Manila disco violated safety regulations

MANILA (Agencies): Investigators found "flagrant violations" of Philippine building and safety laws at a popular Manila disco where 152 people died in a fire earlier this week, according to a preliminary report issued yesterday.

The report, by the Central Police District Command and the Bureau of Fire Protection, said the Ozone disco in Manila's Quezon City district had "flagrant violations ... which led to conditions that made the nightspot into a deadly fire trap".

"The Ozone disco had no fire exits. (It) had more than 300 customers and disco personnel inside a space originally intended, according to the building plans, for a maximum of 60 persons," the report, submitted to President Fidel Ramos, said.

The blaze early on Tuesday killed 152 people and left scores badly burned.

The report blamed five government officials for issuing the disco permits despite its violations of building safety laws.

The latest tragedy in the disaster-prone Philippines has created an uproar, with politicians and commentators demanding the government jail those responsible.

Meanwhile, police yesterday drew up criminal charges against the owners of the disco.

"They are now preparing the charges to be filed based on sworn statements, " from the owners and survivors of the Ozone disco," said Interior Department spokesman Jess Matubis.

Senior Superintendent Hercules Cataluna was to submit the statements yesterday to government prosecutors who will determine the charges filed against the owners and "others responsible," Matubis told AFP.

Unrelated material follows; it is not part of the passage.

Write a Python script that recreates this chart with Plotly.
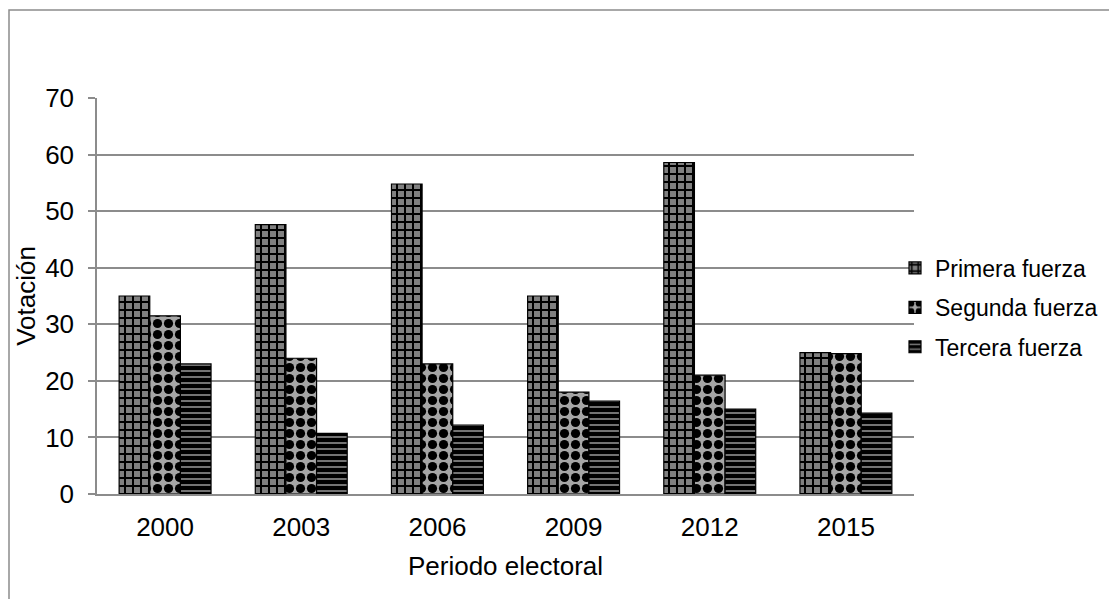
import plotly.graph_objects as go

years = ["2000", "2003", "2006", "2009", "2012", "2015"]
primera = [35.0, 47.6, 54.8, 35.0, 58.6, 25.0]
segunda = [31.5, 24.0, 23.0, 18.0, 21.0, 24.8]
tercera = [23.0, 10.7, 12.2, 16.4, 15.0, 14.3]
series_names = ["Primera fuerza", "Segunda fuerza", "Tercera fuerza"]
y_ticks = [0, 10, 20, 30, 40, 50, 60, 70]

FONT = "Liberation Sans, Arial, sans-serif"
GRID = "#8c8c8c"

patterns = [
    dict(shape="+", fgcolor="black", bgcolor="#808080", size=8, solidity=0.44, fillmode="replace"),
    dict(shape=".", fgcolor="black", bgcolor="#a6a6a6", size=11, solidity=0.55, fillmode="replace"),
    dict(shape="-", fgcolor="#808080", bgcolor="black", size=6, solidity=0.3, fillmode="replace"),
]

fig = go.Figure()
for i, (name, vals, pat) in enumerate(zip(series_names, [primera, segunda, tercera], patterns)):
    fig.add_trace(go.Bar(
        x=years, y=vals, name=name, legendgroup=f"g{i}",
        marker=dict(color=pat["bgcolor"], pattern=pat, line=dict(color="black", width=1.2)),
    ))

# page body has an 8px margin: screen = figure + 8
OFF = 8
W, H = 1117 - OFF, 599 - OFF
L, T = 97 - OFF, 98 - OFF
R = W - (914 - OFF)
B = H - (494 - OFF)
pw = W - L - R
ph = H - T - B

fig.update_layout(
    width=W, height=H,
    margin=dict(l=L, r=R, t=T, b=B, pad=0, autoexpand=False),
    paper_bgcolor="white", plot_bgcolor="white",
    barmode="group", bargap=0.325, bargroupgap=0,
    font=dict(family=FONT, size=26, color="black"),
    legend=dict(xref="container", yref="container",
                x=(895 - OFF) / W, xanchor="left", y=1 - (307.5 - OFF) / H, yanchor="middle",
                font=dict(size=23), traceorder="grouped", tracegroupgap=6.5, itemwidth=30,
                bgcolor="rgba(0,0,0,0)"),
    shapes=[dict(type="rect", xref="paper", yref="paper",
                 x0=(9 - 97) / pw, x1=1.5, y0=-0.6, y1=(494 - 10) / ph,
                 line=dict(color=GRID, width=1.5), fillcolor="rgba(0,0,0,0)", layer="below")],
)
fig.update_xaxes(
    showline=True, linecolor=GRID, linewidth=1.5, showgrid=False, ticks="",
    tickfont=dict(size=26), ticklabelstandoff=9, automargin=False,
    title=dict(text="Periodo electoral", font=dict(size=26), standoff=16),
)
fig.update_yaxes(
    range=[0, 70], tickvals=y_ticks, showline=True, linecolor=GRID, linewidth=1.5,
    showgrid=True, gridcolor=GRID, gridwidth=1.5, zeroline=False,
    ticks="outside", ticklen=7, tickcolor=GRID, tickwidth=1.5,
    tickfont=dict(size=26), ticklabelstandoff=9, automargin=False,
    title=dict(text="Votación", font=dict(size=26), standoff=2),
)

fig.write_html("out.html")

Eloisa Orolfo, a 16-year-old who suffered second and third- degree burns on 95 percent of her body died yesterday. She had been on a respirator since Tuesday's disaster.

"Her burns and inhalation injuries were too much for her to bear," Inocencio Oballo, a doctor at the East Avenue Medical Center said.

Nineteen-year-old Michael Miranda is still fighting for his life at the hospital on a respirator.

"We are all saddened. But we are doing all we can to save Michael," Oballo said.

In the Manila district of Santa Ana, residents were to hold a memorial mass yesterday for 19 teenagers from their community who died in the Philippines worst fire disaster in 50 years.

In the past two days, police and city officials have padlocked discos and nightclubs around Manila found to have violated safety and building codes.

Matubis said four night clubs in Quezon City, where the Ozone was, and three in the northern suburb of Valenzuela had been closed.

Press reports, quoting officials, say 18 nightclubs in the southern suburb of Pasay were closed because they fire exits, fire extinguishers and building and electrical permits.